Department of Greek, Etruscan, and Roman Antiquities: Hellenistic Art (3rd-1st centuries BC)
Apulian skyphos in "Gnathian style"
© 1993 RMN / Hervé Lewandowski
Greek, Etruscan, and Roman Antiquities
Hellenistic Art (3rd-1st centuries BC)
This drinking vase or skyphos was made and decorated in the pottery workshops of Apulia in southern Italy. Its refined form and gadroon decoration evoke the models used in orfevrerie.

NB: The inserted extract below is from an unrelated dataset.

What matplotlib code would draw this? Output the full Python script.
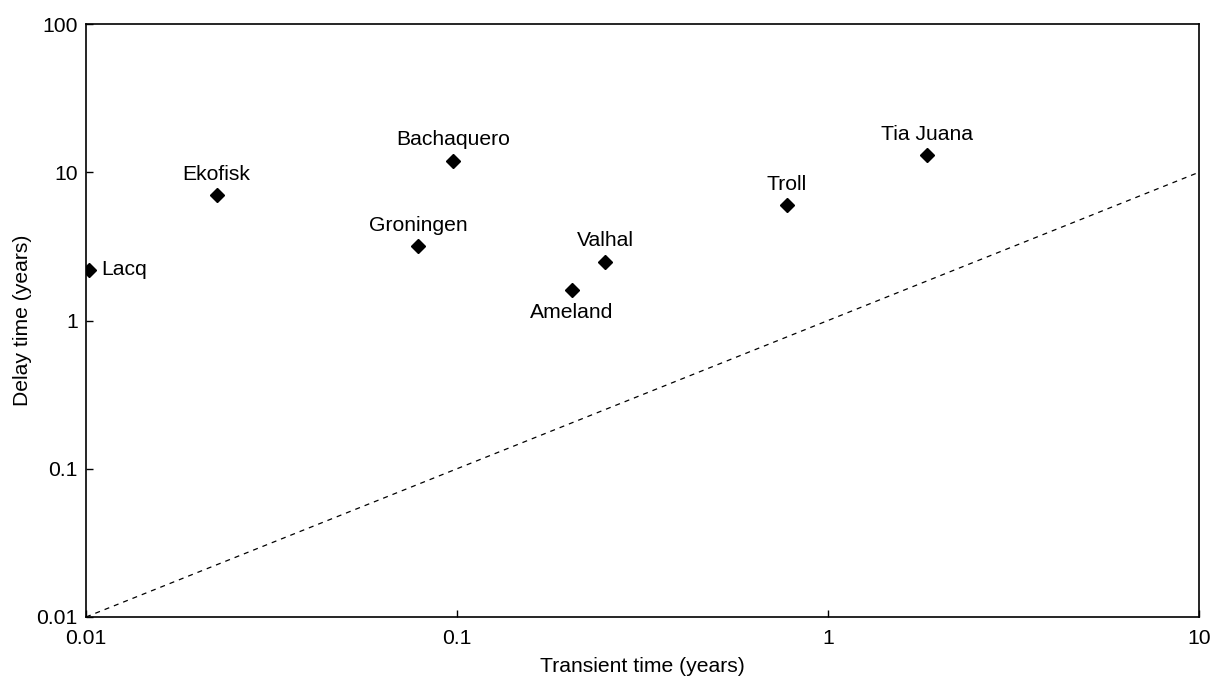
import numpy as np
import matplotlib.pyplot as plt

plt.rcParams['font.family'] = ['Liberation Sans', 'DejaVu Sans']

# Field data
fields = ['Lacq', 'Ekofisk', 'Groningen', 'Bachaquero', 'Ameland',
          'Valhal', 'Troll', 'Tia Juana']
transient = [0.0102, 0.0225, 0.0785, 0.0975, 0.204, 0.251, 0.775, 1.85]
delay = [2.2, 7.0, 3.2, 12.0, 1.6, 2.5, 6.0, 13.0]

# label placement: offset in points, alignment
label_pos = {
    'Lacq': ((9, 0), 'left', 'center'),
    'Ameland': ((0, -9), 'center', 'top'),
}

fig = plt.figure(figsize=(12.11, 6.77), dpi=100)
ax = fig.add_axes([86 / 1211, 1 - 617 / 677, 1113 / 1211, 593 / 677])

ax.plot(transient, delay, 'D', color='black', markersize=7)
line = np.array([0.01, 10])
ax.plot(line, line, '--', color='black', linewidth=0.9, dashes=(4, 4))

for name, x, y in zip(fields, transient, delay):
    off, ha, va = label_pos.get(name, ((0, 8), 'center', 'bottom'))
    ax.annotate(name, (x, y), xytext=off, textcoords='offset points',
                ha=ha, va=va, fontsize=15.2)

ax.set_xscale('log')
ax.set_yscale('log')
ax.set_xlim(0.01, 10)
ax.set_ylim(0.01, 100)
xt = [0.01, 0.1, 1, 10]
yt = [0.01, 0.1, 1, 10, 100]
ax.set_xticks(xt)
ax.set_xticklabels(['0.01', '0.1', '1', '10'])
ax.set_yticks(yt)
ax.set_yticklabels(['0.01', '0.1', '1', '10', '100'])
ax.minorticks_off()
ax.tick_params(direction='in', length=5, width=1, labelsize=15.2)
ax.tick_params(axis='x', pad=9)
ax.tick_params(axis='y', pad=6)
for s in ax.spines.values():
    s.set_linewidth(1.2)

ax.set_xlabel('Transient time (years)', fontsize=15.2, labelpad=6)
ax.set_ylabel('Delay time (years)', fontsize=15.2, labelpad=3)

fig.savefig('out.png', dpi=100)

The polychromatic decoration, applied to the black varnish coating the vase, is a technique characteristic of the “Gnathian style”. This term is derived from the ancient name of the site of Gnathia where a great many pottery pieces have been discovered.
The "Gnathian style"
The vases attributed to the “Gnathian style” are so termed after the name of the site of Gnathia (present-day Egnazia) located on the Adriatic coast of Apulia. The decorative technique used for these vases consisted in the application of colors on a coat of black varnish. The painters worked in three colors: red, white and golden yellow, which were used to render details in the red-figure style. This polychromatic decoration was applied to a black varnish which, with the exception of a small area at the foot, completely coated the vase. Sometimes lines were scored into the surface to accentuate the vase’s form and produce a decorative effect close to that of vases worked in metal. The vases decorated in “Gnathian style” are generally small in size: pelikes, lekythoi, alabastra, and skyphoi. An exception are the larger krater vases, made in the first production phase of this type of pottery.

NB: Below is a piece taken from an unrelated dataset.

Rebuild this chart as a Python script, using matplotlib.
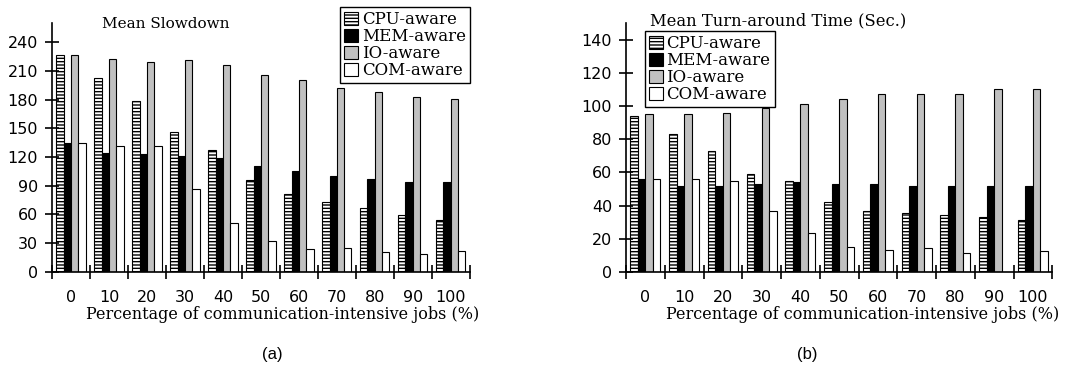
import numpy as np
import matplotlib
matplotlib.use("Agg")
import matplotlib.pyplot as plt

# group labels (percentage of communication-intensive jobs)
groups = ["0", "10", "20", "30", "40", "50", "60", "70", "80", "90", "100"]
series = ["CPU-aware", "MEM-aware", "IO-aware", "COM-aware"]

# (a) mean slowdown
slow_cpu = [227, 202, 178, 146, 127, 96, 81, 73, 67, 59, 54]
slow_mem = [135, 124, 123, 121, 119, 111, 105, 100, 97, 94, 94]
slow_io = [227, 222, 219, 221, 216, 206, 200, 192, 188, 183, 181]
slow_com = [135, 131, 131, 87, 51, 32, 24, 25.5, 21, 19, 22]

# (b) mean turn-around time (sec.)
tat_cpu = [94, 83, 73, 59, 55, 42, 37, 35.5, 34.5, 33, 31]
tat_mem = [56, 52, 52, 53, 54, 53, 53, 52, 52, 52, 52]
tat_io = [95, 95, 96, 99, 101, 104, 107, 107, 107, 110, 110]
tat_com = [56, 56, 55, 37, 23.5, 15, 13.5, 14.5, 11.5, 0, 12.5]

serif = "DejaVu Serif"
styles = [
    dict(facecolor="white", hatch="-----"),
    dict(facecolor="black"),
    dict(facecolor="#c0c0c0"),
    dict(facecolor="white"),
]
plt.rcParams["hatch.linewidth"] = 1.0

fig = plt.figure(figsize=(10.71, 3.7), dpi=100)

leg_kw = dict(bbox_transform=fig.transFigure, prop=dict(family=serif, size=12),
              frameon=True, fancybox=False, edgecolor="black", framealpha=1,
              handlelength=0.85, handleheight=0.85, handletextpad=0.2,
              labelspacing=0.0, borderpad=0.25, borderaxespad=0)


def draw(ax, data, ylim, yticks):
    x = np.arange(len(groups)) + 0.5
    w = 0.193
    for k, (vals, st) in enumerate(zip(data, styles)):
        ax.bar(x + (k - 1.5) * w, vals, w, edgecolor="black", linewidth=0.8,
               label=series[k], **st)
    ax.set_xlim(0, len(groups))
    ax.set_ylim(*ylim)
    ax.set_yticks(yticks)
    ax.set_xticks(np.arange(len(groups) + 1))
    ax.set_xticklabels([])
    ax.set_xticks(x, minor=True)
    ax.set_xticklabels(groups, minor=True)
    ax.tick_params(axis="both", which="major", direction="inout", length=10,
                   width=1.2, labelsize=11.5)
    ax.tick_params(axis="y", pad=5)
    ax.tick_params(axis="x", which="minor", length=0, pad=13, labelsize=11.5)
    for s in ["top", "right"]:
        ax.spines[s].set_visible(False)
    for s in ["left", "bottom"]:
        ax.spines[s].set_linewidth(1.2)
    ax.set_xlabel("Percentage of communication-intensive jobs (%)",
                  family=serif, fontsize=11.5)


ax1 = fig.add_axes([0.0486, 0.265, 0.390, 0.673])
draw(ax1, [slow_cpu, slow_mem, slow_io, slow_com], (0, 260),
     [0, 30, 60, 90, 120, 150, 180, 210, 240])
ax1.xaxis.set_label_coords(0.553, -0.135)
ax1.legend(loc="upper right", bbox_to_anchor=(0.4388, 0.981), **leg_kw)
fig.text(166 / 1071, 1 - 24 / 370, "Mean Slowdown", family=serif,
         fontsize=11, ha="center", va="center")

ax2 = fig.add_axes([0.5845, 0.265, 0.398, 0.673])
draw(ax2, [tat_cpu, tat_mem, tat_io, tat_com], (0, 150),
     [0, 20, 40, 60, 80, 100, 120, 140])
ax2.xaxis.set_label_coords(0.555, -0.135)
ax2.legend(loc="upper left", bbox_to_anchor=(0.602, 0.916), **leg_kw)
fig.text(778 / 1071, 1 - 21 / 370, "Mean Turn-around Time (Sec.)", family=serif,
         fontsize=11.8, ha="center", va="center")

fig.text(272 / 1071, 1 - 355 / 370, "(a)", family="Liberation Sans",
         fontsize=12, ha="center", va="center")
fig.text(807 / 1071, 1 - 355 / 370, "(b)", family="Liberation Sans",
         fontsize=12, ha="center", va="center")

fig.savefig("out.png", dpi=100)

This pictoral style was invented in Taranto, probably in the workshop of the Ilioupersis Painter, a proponent of the Apulian “ornate style”, 370–360 BC. The technique was also used in several pottery production centers in Apulia, Gnathia, and in the region of Canosa. In 330–320 BC this pottery reached its height in popularity, being exported regionally as much as abroad to Cyrenaica and Egypt, where vases attributed to the Alexandria Group workshop (290–280) have been discovered. Imitated in Sicily, Paestum, Campania (Teano ware) and Etruria, the production of this style nevertheless ceases around the date 270 BC.
The Louvre skyphos
The elegant form of this skyphos is accentuated by its knotted handles and fluted body. The upper band is decorated by a pair of white doves, feathers heightened in yellow, situated between red and yellow calyx-shaped plants. Below the handles, the lower band bears a multicolored garland of ivy. On the vase’s other face, of secondary importance, is painted a simple plant frieze and a wavy line motif. The general form and the fluted decoration of the body make it possible to date this piece to the last period of the “Gnathian style”, in other words about 300–290 BC.
The oldest examples of this style are kraters decorated with grouped or isolated figures (370–360 BC). These scenes are rare, however. The smaller vases most often bear plant decoration, from which emerge animals and female busts or heads. This motif is also present on the necks of Apulian “ornate style” red-figure kraters. Another frequent element on the vase necks is the hanging theater mask, examples of which can be found on the two oinochoae in the Louvre (K 596, K 598).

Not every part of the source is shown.